Canadians Missing in Action


The U.S. Department of Defense has three categories for missing personnel: missing in action (MIA), prisoners of war (POW) and killed in action, body recovered or body not recovered (KIA/BR, KIA/BNR).  The field commander makes the decision which determination will be used.  As stated above, seven Canadians are classed as missing in action.

Warrant Officer Ian McIntosh, U.S. Army, was in a helicopter struck by ground fire on November 24, 1970.

Lance Corporal John Reeves, United States Marine Corps, and a native of Winnipeg, was considered non-recoverable.  He was swept away by a strong current while crossing a stream in December, 1966.

The North Wall

Located in Assumption Park, in Windsor, Ontario, is a memorial known as "The North Wall". Facing the Detroit River, the wall honours the 103 Canadians who were killed in Vietnam, as well as the 7 who are missing in action. The monument is made of black granite, and measures eleven feet tall by fourteen feet wide.  The wall was the work of three American Vietnam veterans from Michigan, who wanted to honour the Canadians who fought alongside them.

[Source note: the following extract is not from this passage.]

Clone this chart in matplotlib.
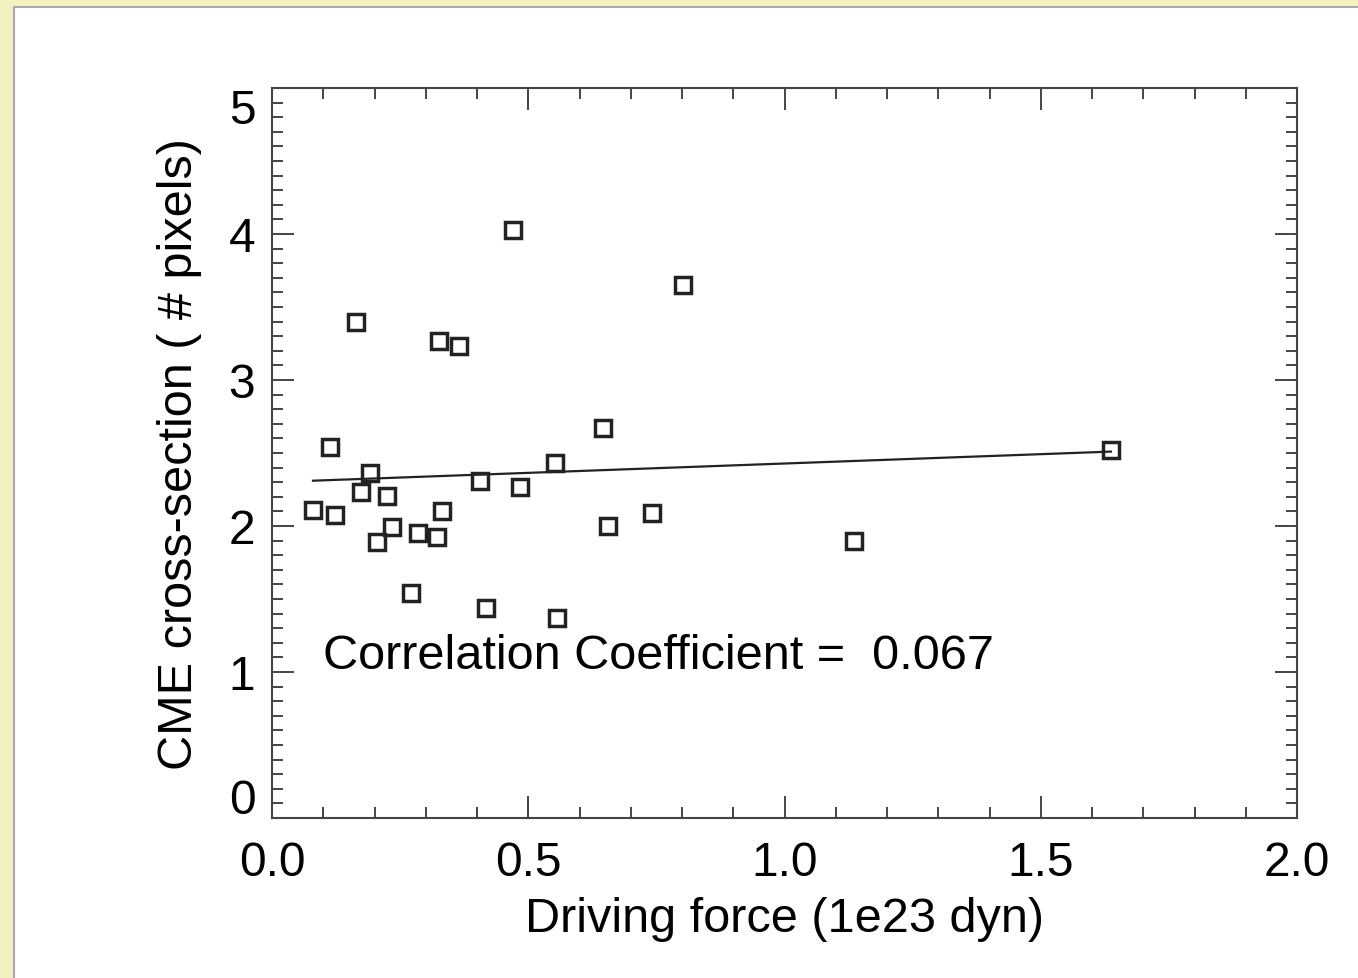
import matplotlib
matplotlib.use("Agg")
import matplotlib.pyplot as plt
from matplotlib.patches import Rectangle
from matplotlib.ticker import MultipleLocator
import matplotlib.transforms as mtransforms
import numpy as np

# Data
driving_force = [0.080, 0.123, 0.113, 0.164, 0.174, 0.191, 0.205, 0.224, 0.234,
                 0.271, 0.285, 0.322, 0.326, 0.332, 0.365, 0.406, 0.417, 0.470,
                 0.484, 0.552, 0.556, 0.646, 0.656, 0.741, 0.802, 1.136, 1.637]
cross_section = [2.11, 2.075, 2.54, 3.40, 2.23, 2.36, 1.89, 2.205, 1.99,
                 1.54, 1.95, 1.925, 3.27, 2.10, 3.23, 2.31, 1.44, 4.03,
                 2.27, 2.43, 1.37, 2.67, 2.00, 2.09, 3.65, 1.90, 2.52]
fit_intercept = 2.30
fit_slope = 0.128
corr_text = "Correlation Coefficient =  0.067"
xlabel = "Driving force (1e23 dyn)"
ylabel = "CME cross-section ( # pixels)"
xticks = [0.0, 0.5, 1.0, 1.5, 2.0]
xticklabels = ["0.0", "0.5", "1.0", "1.5", "2.0"]
yticks = [0, 1, 2, 3, 4, 5]
yticklabels = ["0", "1", "2", "3", "4", "5"]

plt.rcParams['font.family'] = ['Liberation Sans', 'DejaVu Sans']

W, H = 1358, 979
fig = plt.figure(figsize=(W / 100, H / 100), dpi=100, facecolor='#F4F1C1')
panel = Rectangle((14 / W, -0.01), 1.1, 1.01 - 8 / H, transform=fig.transFigure,
                  facecolor='white', edgecolor='#a8a8a8', linewidth=1.5, zorder=-10)
fig.patches.append(panel)

ax = fig.add_axes([272 / W, 1 - 819 / H, (1297 - 272) / W, (819 - 89) / H])
ax.set_zorder(1)
ax.set_facecolor('white')
ax.set_xlim(0, 2)
ax.set_ylim(0, 5)

ink = '#222222'
ax.plot(driving_force, cross_section, linestyle='none', marker='s', markersize=12,
        markerfacecolor='none', markeredgecolor=ink, markeredgewidth=2.5, zorder=3)

xf = np.array([min(driving_force), max(driving_force)])
ax.plot(xf, fit_intercept + fit_slope * xf, color=ink, linewidth=1.6, zorder=2)

ax.text(0.10, 1.11, corr_text, fontsize=35, color='black', va='center', ha='left')

ax.set_xticks(xticks)
ax.set_xticklabels(xticklabels)
ax.set_yticks(yticks)
ax.set_yticklabels(yticklabels)
ax.xaxis.set_minor_locator(MultipleLocator(0.1))
ax.yaxis.set_minor_locator(MultipleLocator(0.1))
ax.tick_params(which='both', direction='in', top=True, right=True, color='#444444', width=1.4)
ax.tick_params(which='major', length=16, labelsize=34.5)
ax.tick_params(which='minor', length=8)
ax.tick_params(axis='x', pad=16)
ax.tick_params(axis='y', pad=12)
for s in ax.spines.values():
    s.set_color('#444444')
    s.set_linewidth(1.5)

ylabs = ax.get_yticklabels()
ylabs[0].set_va('bottom')
ylabs[0].set_transform(ylabs[0].get_transform() +
                       mtransforms.ScaledTranslation(0, -5 / 100, fig.dpi_scale_trans))
ylabs[-1].set_va('top')

ax.set_xlabel(xlabel, fontsize=35, labelpad=8)
ax.set_ylabel(ylabel, fontsize=35, labelpad=19)

fig.savefig('out.png', dpi=100, facecolor=fig.get_facecolor())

Up until 2005, the federal government of Canada refused to recognize the service of our Vietnam veterans.  In 1995, the fund raising for the wall was accomplished by the veterans from Michigan, who felt their Canadian brothers should be honoured.  The city of Windsor, and the mayor at the time, were in full support of the project.

At the base of the memorial, there is an enshrined Purple Heart, which belonged to Corporal Larry Semeniuk, of Windsor, who served with the U.S. Army's 101st Airborne.  The inscription below the Purple Heart reads:

"Here within this memorial is a symbol that America's first President George Washington Fostered. 'The Purple Heart Medal.' Whether they wore the Maple Leaf of Canada or the Stars and Stripes of the United States, these memorialized veterans are heroes believing that freedom knows no borders, and must be defended whenever it is challenged."